# STATED PROBLEM:
Pictures stay out of the copy. Please reproduce only the lines between the one holding "Rebuild this chart" and the one holding "const childValues = [[32, 68], [68, 32]];", inclusive.

# DATA EXTRACT:
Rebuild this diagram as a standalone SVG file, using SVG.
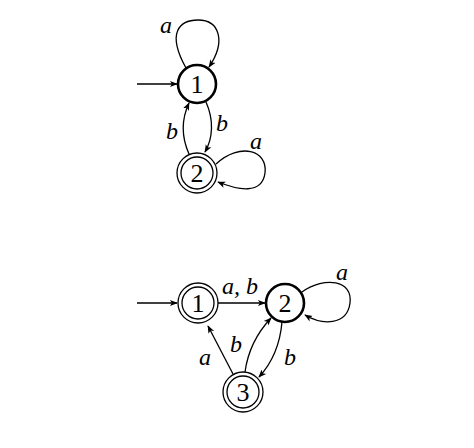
<svg xmlns="http://www.w3.org/2000/svg" width="474" height="448" viewBox="0 0 474 448">
<style>
.st{fill:#fff;stroke:#000;stroke-width:1.3}
.thick{fill:#fff;stroke:#000;stroke-width:2.6}
.num{font-family:'Liberation Serif',serif;font-size:26px;text-anchor:middle}
.lab{font-family:'Liberation Serif',serif;font-style:italic;font-size:24px;text-anchor:middle}
.e{fill:none;stroke:#000;stroke-width:1.3;marker-end:url(#ah)}
</style>
<defs>
<marker id="ah" viewBox="0 0 10 10" refX="9" refY="5" markerWidth="8" markerHeight="8" markerUnits="userSpaceOnUse" orient="auto">
<path d="M0,1 L10,5 L0,9 L2.5,5 Z" fill="#000"/>
</marker>
</defs>
<rect width="474" height="448" fill="#fff"/>
<g id="connectors">
<path class="e" d="M137,84 L177,84"/>
<path class="e" d="M186,68 C166,32 180,20 198,20 C220,20 226,42 209,67"/>
<path class="e" d="M206,102 C214,120 213,138 205,152"/>
<path class="e" d="M189,154 C181,136 182,118 189,103"/>
<path class="e" d="M216,164 C240,142 268,150 265,173 C262,195 238,190 218,182"/>
<path class="e" d="M137,303 L177,303"/>
<path class="e" d="M218,303 L265,303"/>
<path class="e" d="M302,292 C325,276 353,280 350,303 C347,326 322,325 305,315"/>
<path class="e" d="M233,374 L208,326"/>
<path class="e" d="M245,372 C248,350 257,333 271,318"/>
<path class="e" d="M282,322 C280,345 271,364 259,377"/>
</g>
<g id="labels">
<text class="lab" x="166" y="33">a</text>
<text class="lab" x="222" y="131">b</text>
<text class="lab" x="172" y="139">b</text>
<text class="lab" x="256" y="149">a</text>
<text class="lab" x="240" y="294">a, b</text>
<text class="lab" x="342" y="280">a</text>
<text class="lab" x="205" y="365">a</text>
<text class="lab" x="236" y="352">b</text>
<text class="lab" x="290" y="365">b</text>
</g>
<g id="top-1">
<circle class="thick" cx="197" cy="84" r="19"/>
<text class="num" x="197" y="93">1</text>
</g>
<g id="top-2">
<circle class="st" cx="197" cy="173" r="20"/>
<circle class="st" cx="197" cy="173" r="16"/>
<text class="num" x="197" y="182">2</text>
</g>
<g id="bot-1">
<circle class="st" cx="198" cy="303" r="20"/>
<circle class="st" cx="198" cy="303" r="16"/>
<text class="num" x="198" y="312">1</text>
</g>
<g id="bot-2">
<circle class="thick" cx="285" cy="303" r="19"/>
<text class="num" x="285" y="312">2</text>
</g>
<g id="bot-3">
<circle class="st" cx="243" cy="392" r="20"/>
<circle class="st" cx="243" cy="392" r="16"/>
<text class="num" x="243" y="401">3</text>
</g>
</svg>
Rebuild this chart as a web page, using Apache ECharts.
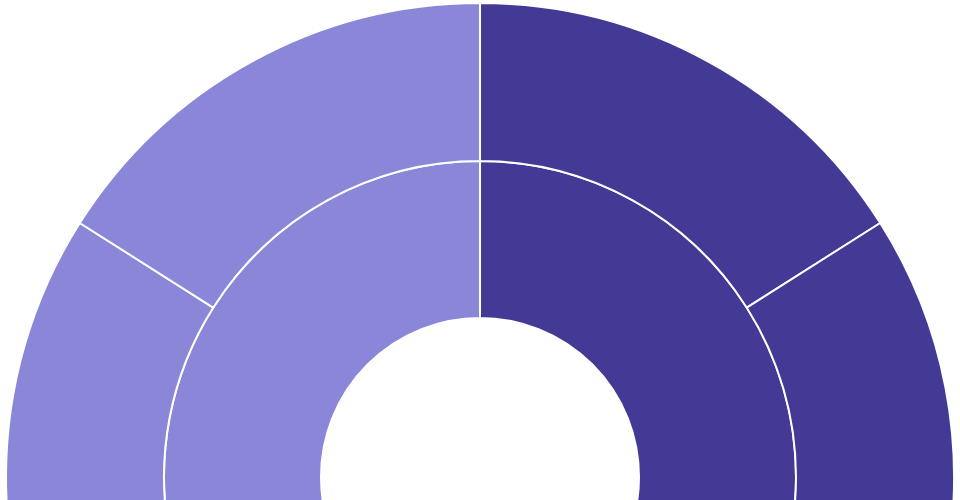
<!DOCTYPE html>
<html>
<head>
<meta charset="utf-8">
<style>
  html, body { margin: 0; padding: 0; background: #fff; }
  #chart { width: 960px; height: 500px; }
</style>
<script src="https://cdn.jsdelivr.net/npm/echarts@6/dist/echarts.min.js"></script>
</head>
<body>
<div id="chart"></div>
<script>
// inner ring
const parentNames = ["B", "A"];
const parentColors = ["#433a96", "#8a87d9"];
// outer ring, per parent (clockwise order from the parent's start)
const childNames = [["B1", "B2"], ["A1", "A2"]];
const childValues = [[32, 68], [68, 32]];

const buildData = () => {
    let data = [];
    for (let i = 0; i < parentNames.length; i++) {
        let children = [];
        for (let j = 0; j < childNames[i].length; j++) {
            children.push({
                name: childNames[i][j],
                value: childValues[i][j],
                itemStyle: { color: parentColors[i] }
            });
        }
        data.push({
            name: parentNames[i],
            itemStyle: { color: parentColors[i] },
            children
        });
    }
    return data;
};

const chart = echarts.init(document.getElementById("chart"));
chart.setOption({
    animation: false,
    series: [
        {
            type: "sunburst",
            center: [480, 477],
            radius: [159, 474],
            startAngle: 90,
            sort: null,
            nodeClick: false,
            data: buildData(),
            label: { show: false },
            itemStyle: { borderColor: "#ffffff", borderWidth: 2 },
            emphasis: { focus: "none" },
            levels: [
                {},
                { r0: 159, r: 316 },
                { r0: 316, r: 474 }
            ]
        }
    ]
});
</script>
</body>
</html>
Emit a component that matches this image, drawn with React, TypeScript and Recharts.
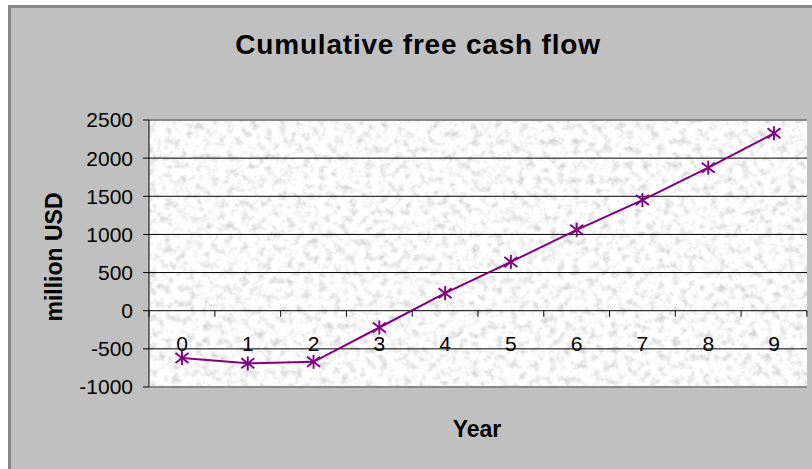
import { LineChart, Line, XAxis, YAxis, CartesianGrid, ReferenceLine } from 'recharts';

// cumulative free cash flow per project year, million USD
const years = ['0', '1', '2', '3', '4', '5', '6', '7', '8', '9'];
const cumulativeCash = [-620, -690, -670, -220, 230, 640, 1060, 1450, 1875, 2325];
const yTicks = [-1000, -500, 0, 500, 1000, 1500, 2000, 2500];

const data = years.map((year, i) => ({ year, cash: cumulativeCash[i] }));

const FONT = '"Liberation Sans", Arial, sans-serif';
const PURPLE = '#800080';

// chart frame
const CHART_W = 801;
const CHART_H = 461;
const PLOT_LEFT = 138;
const PLOT_TOP = 112;
const PLOT_W = 658;
const PLOT_H = 267;
const X_PAD = 33;
const Y_MIN = -1000;
const Y_MAX = 2500;

// the category axis sits on the zero line, not at the bottom of the plot
const ZERO_Y = PLOT_TOP + (PLOT_H * Y_MAX) / (Y_MAX - Y_MIN);
const STEP = (PLOT_W - 2 * X_PAD) / (years.length - 1);

const YearTick = ({ x, payload, index }: any) => {
  const half = STEP / 2;
  return (
    <g>
      <line x1={x - half} x2={x - half} y1={ZERO_Y} y2={ZERO_Y + 6} stroke="#000" />
      {index === years.length - 1 && (
        <line x1={x + half} x2={x + half} y1={ZERO_Y} y2={ZERO_Y + 6} stroke="#000" />
      )}
      <text x={x} y={ZERO_Y + 40} textAnchor="middle" fontSize={21} fontFamily={FONT} fill="#000">
        {payload.value}
      </text>
    </g>
  );
};

// Excel style asterisk marker
const StarDot = ({ cx, cy, index }: any) => (
  <g key={index} stroke={PURPLE} strokeWidth={1.9}>
    <line x1={cx} y1={cy - 7} x2={cx} y2={cy + 7} />
    <line x1={cx - 6.5} y1={cy - 5} x2={cx + 6.5} y2={cy + 5} />
    <line x1={cx - 6.5} y1={cy + 5} x2={cx + 6.5} y2={cy - 5} />
  </g>
);

export default function App() {
  return (
    <>
      <div
        style={{
          position: 'absolute',
          left: 8,
          top: 5,
          width: CHART_W,
          height: CHART_H,
          borderLeft: '3px solid #888',
          borderTop: '3px solid #888',
          background: '#c0c0c0'
        }}
      >
        <LineChart
          width={CHART_W}
          height={CHART_H}
          data={data}
          margin={{ top: PLOT_TOP, right: CHART_W - PLOT_LEFT - PLOT_W, bottom: CHART_H - PLOT_TOP - PLOT_H - 30, left: 0 }}
        >
          <defs>
            {/* newsprint-like grain for the plot background */}
            <filter id="grainNoise" x="0" y="0" width="100%" height="100%">
              <feTurbulence type="fractalNoise" baseFrequency="0.13" numOctaves={4} seed={7} result="n" />
              <feColorMatrix
                in="n"
                type="matrix"
                values="0.8 0 0 0 0.55  0.8 0 0 0 0.55  0.8 0 0 0 0.55  0 0 0 0 1"
              />
            </filter>
            <pattern id="grain" patternUnits="userSpaceOnUse" x="0" y="0" width={CHART_W} height={CHART_H}>
              <rect width={CHART_W} height={CHART_H} fill="#fff" filter="url(#grainNoise)" />
            </pattern>
          </defs>
          <CartesianGrid vertical={false} stroke="#000" fill="url(#grain)" fillOpacity={1} />
          <XAxis
            dataKey="year"
            height={30}
            padding={{ left: X_PAD, right: X_PAD }}
            axisLine={false}
            tickLine={false}
            interval={0}
            tick={<YearTick />}
          />
          <YAxis
            width={PLOT_LEFT}
            domain={[Y_MIN, Y_MAX]}
            ticks={yTicks}
            interval={0}
            tickSize={6}
            tickMargin={10}
            axisLine={{ stroke: '#000' }}
            tickLine={{ stroke: '#000' }}
            tick={{ fontSize: 21, fill: '#000', fontFamily: FONT }}
          />
          <YAxis
            yAxisId="edge"
            orientation="right"
            width={0}
            domain={[Y_MIN, Y_MAX]}
            tick={false}
            tickLine={false}
            axisLine={{ stroke: '#888', strokeWidth: 2 }}
          />
          <ReferenceLine y={Y_MAX} stroke="#888" strokeWidth={2} />
          <ReferenceLine y={Y_MIN} stroke="#888" strokeWidth={2} />
          <Line
            type="linear"
            dataKey="cash"
            stroke={PURPLE}
            strokeWidth={2}
            dot={<StarDot />}
            activeDot={false}
            isAnimationActive={false}
          />
        </LineChart>
      </div>
      <svg
        width={812}
        height={469}
        style={{ position: 'absolute', left: 0, top: 0, pointerEvents: 'none' }}
        fontFamily={FONT}
        fontWeight="bold"
        fill="#000"
      >
        <text x={418} y={54} textAnchor="middle" fontSize={28} letterSpacing={0.8}>
          Cumulative free cash flow
        </text>
        <text x={62} y={257} textAnchor="middle" fontSize={23} transform="rotate(-90 62 257)">
          million USD
        </text>
        <text x={477} y={437} textAnchor="middle" fontSize={23}>
          Year
        </text>
      </svg>
    </>
  );
}
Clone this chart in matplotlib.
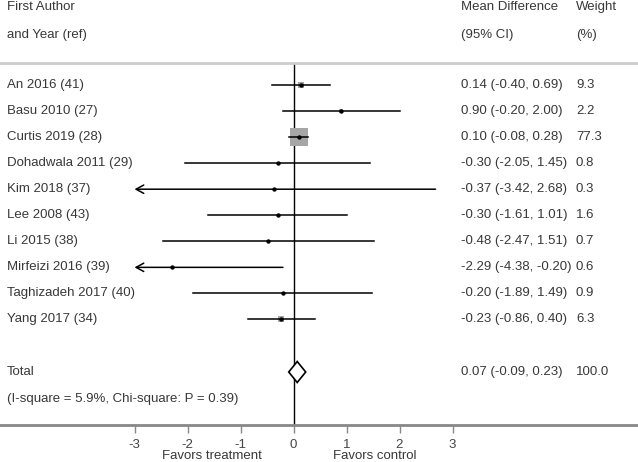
import matplotlib.pyplot as plt
from matplotlib.patches import Polygon
import numpy as np

plt.rcParams['font.family'] = ['Liberation Sans', 'DejaVu Sans']

# Données de l'étude
etudes = ["An 2016 (41)", "Basu 2010 (27)", "Curtis 2019 (28)", "Dohadwala 2011 (29)",
          "Kim 2018 (37)", "Lee 2008 (43)", "Li 2015 (38)", "Mirfeizi 2016 (39)",
          "Taghizadeh 2017 (40)", "Yang 2017 (34)"]
md = [0.14, 0.90, 0.10, -0.30, -0.37, -0.30, -0.48, -2.29, -0.20, -0.23]
bas = [-0.40, -0.20, -0.08, -2.05, -3.42, -1.61, -2.47, -4.38, -1.89, -0.86]
haut = [0.69, 2.00, 0.28, 1.45, 2.68, 1.01, 1.51, -0.20, 1.49, 0.40]
poids = [9.3, 2.2, 77.3, 0.8, 0.3, 1.6, 0.7, 0.6, 0.9, 6.3]
total = (0.07, -0.09, 0.23)
ticks = [-3, -2, -1, 0, 1, 2, 3]

W, H = 638, 462
fig = plt.figure(figsize=(W / 100, H / 100), dpi=100)
# axe principal : du trait de séparation (y=63 px) jusqu'à l'axe (y=425 px)
ax = fig.add_axes([0, (H - 425) / H, 1, (425 - 63) / H])
x0, echelle = 293.5, 53.0
ax.set_xlim(-x0 / echelle, (W - x0) / echelle)
ax.set_ylim(425, 63)

gris_texte = '#383838'
fs = 9.5

for s in ['left', 'right']:
    ax.spines[s].set_visible(False)
ax.spines['top'].set_color('#cccccc')
ax.spines['top'].set_linewidth(2)
ax.spines['bottom'].set_color('#888888')
ax.spines['bottom'].set_linewidth(2)
ax.set_yticks([])
ax.set_xticks(ticks)
ax.set_xticklabels([str(t) for t in ticks], fontsize=fs, color='#444444')
ax.tick_params(axis='x', length=6, width=1, color='#888888', pad=4)

ax.axvline(0, color='black', lw=1)

ys = [85 + 26.05 * i for i in range(len(etudes))]
cote_max = 18 * 0.72
for y, m, lo, hi, w in zip(ys, md, bas, haut, poids):
    if lo < -3:
        ax.annotate('', xy=(-3, y), xytext=(hi, y),
                    arrowprops=dict(arrowstyle='->,head_length=0.55,head_width=0.3',
                                    color='black', lw=1.1, shrinkA=0, shrinkB=0),
                    zorder=4)
    else:
        ax.plot([lo, hi], [y, y], color='black', lw=1.1, zorder=4)
    cote = cote_max * np.sqrt(w / 77.3)
    ax.scatter([m], [y], marker='s', s=cote ** 2, color='#a6a6a6', lw=0, zorder=3)
    ax.scatter([m], [y], marker='o', s=10, color='black', lw=0, zorder=5)

# losange du total
yt = 372
m, lo, hi = total
ax.add_patch(Polygon([[lo, yt], [m, yt - 10.5], [hi, yt], [m, yt + 10.5]],
                     closed=True, facecolor='white', edgecolor='black', lw=1.2, zorder=3))

def txt(xpx, ypx, s, **kw):
    fig.text(xpx / W, 1 - ypx / H, s, fontsize=fs, color=gris_texte, va='center', **kw)

txt(7, 7, "First Author")
txt(7, 35, "and Year (ref)")
txt(461, 7, "Mean Difference")
txt(461, 35, "(95% CI)")
txt(576, 7, "Weight")
txt(576, 35, "(%)")

for y, e, m, lo, hi, w in zip(ys, etudes, md, bas, haut, poids):
    txt(7, y, e)
    txt(461, y, f"{m:.2f} ({lo:.2f}, {hi:.2f})")
    txt(576, y, f"{w:.1f}")

txt(7, yt, "Total")
txt(461, yt, f"{total[0]:.2f} ({total[1]:.2f}, {total[2]:.2f})")
txt(576, yt, "100.0")
txt(7, 399, "(I-square = 5.9%, Chi-square: P = 0.39)")

txt(x0 - 1.54 * echelle, 456, "Favors treatment", ha='center')
txt(x0 + 1.54 * echelle, 456, "Favors control", ha='center')

fig.savefig('out.png', dpi=100)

# FINAL RESULT:
Rebuild this chart as a web page, using Apache ECharts.
<!DOCTYPE html>
<html>
<head>
<meta charset="utf-8">
<style>
  html, body { margin: 0; padding: 0; background: #fff; }
  #chart { width: 960px; height: 500px; }
</style>
<script src="https://cdn.jsdelivr.net/npm/echarts@6/dist/echarts.min.js"></script>
</head>
<body>
<div id="chart"></div>
<script>
// inner ring
const parentNames = ["B", "A"];
const parentColors = ["#433a96", "#8a87d9"];
// outer ring, per parent (clockwise order from the parent's start)
const childNames = [["B1", "B2"], ["A1", "A2"]];
const childValues = [[32, 68], [68, 32]];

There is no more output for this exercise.